The Rev. Jerry Falwell may be good friends with Prime Minister Binyamin Netanyahu, but he also believes that an apocalyptic whirlwind is about to descend on the world -- and that the ultimate villain in these events will be a Jew.
Falwell, the founder of the Moral Majority, chancellor of Liberty University and a leading Bibi-booster, laid out his "last days" theology at a pastors' conference in Kingsport, Tenn., last week.
In that speech, he expressed the view that the Antichrist -- an almost superhuman villain who will deceive the world before the ultimate redemption of mankind -- may be alive today, and that he will be a Jew.
Falwell's comments produced consternation among Jewish activists who have been active in Christian-Jewish dialogue. Rabbi Yechiel Eckstein, founder of the International Fellowship of Christians and Jews, said that Falwell's intent was not anti-Semitic, but worried that his pronouncement "can have a very serious detrimental impact on Jews, in the light of the history of such concepts."
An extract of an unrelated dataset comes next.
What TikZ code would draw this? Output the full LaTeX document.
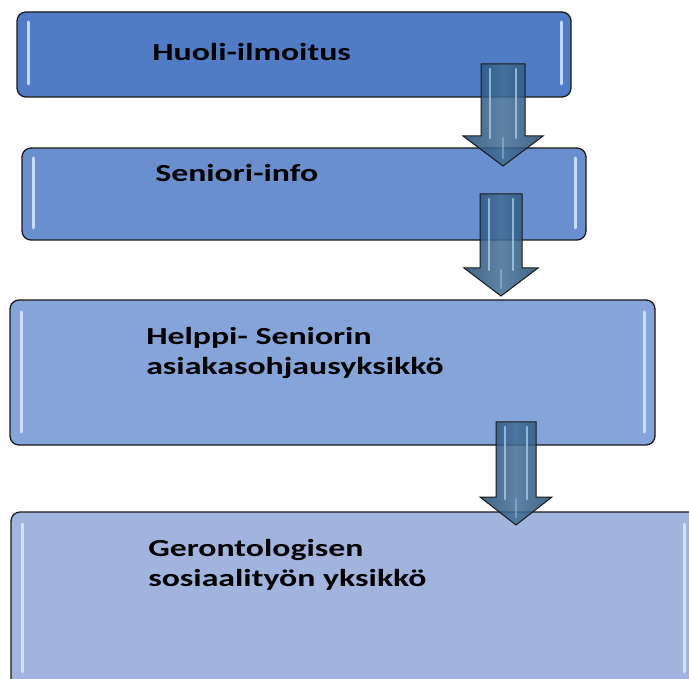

Eckstein rejected Falwell's contention that the view that the Antichrist must be a Jew reflects orthodox Christian theology.
"The concept is not a theological necessity," he said. "Lots of people thought Hitler was the Antichrist, or Gorbachev. So the view that it must be a Jew is not widely agreed on; if it was, we'd have a much more difficult situation."
Rabbi James Rudin, director of interreligious affairs for the American Jewish Committee, termed Falwell's comments "radioactive; it's very dangerous material."
He said that surging interest in apocalyptic prophecies because of the end of the millennium "makes this a real problem for American Jews. For many Jews, these prophecies are meaningless, but as we get closer to the millennium, millions and millions of our neighbors will take this very seriously. For someone of Falwell's influence to identify the Antichrist is very disturbing; it plays into latent anti-Semitism and the idea that Jews are the personification of evil."
Abraham Foxman, national director of the Anti-Defamation League, agreed.
"The whole concept -- that evil is Jewish -- is fraught with anti-Semitic ideas."
The Antichrist, he said, is an ultimate symbol of evil in the world; by positing this prophetic figure as a Jew, Falwell may be reinforcing a host of age-old anti-Semitic canards.
Foxman said that mainstream Christian leaders have made great strides in understanding Jewish concerns about the literal interpretation of passages in the Christian Bible that have traditionally fueled anti-Semitism. But he warned that that progress could come undone as the new millennium approaches and apocalyptic expectations intensify.
"When the Christian world begins celebrating the birth of Christ, what's surfacing with it is a lot of the ugliness that accompanied the growth of Christianity for 2,000 years," Foxman said. "Falwell's comments remind us that we haven't made as much progress in sensitizing Christian leaders as we thought."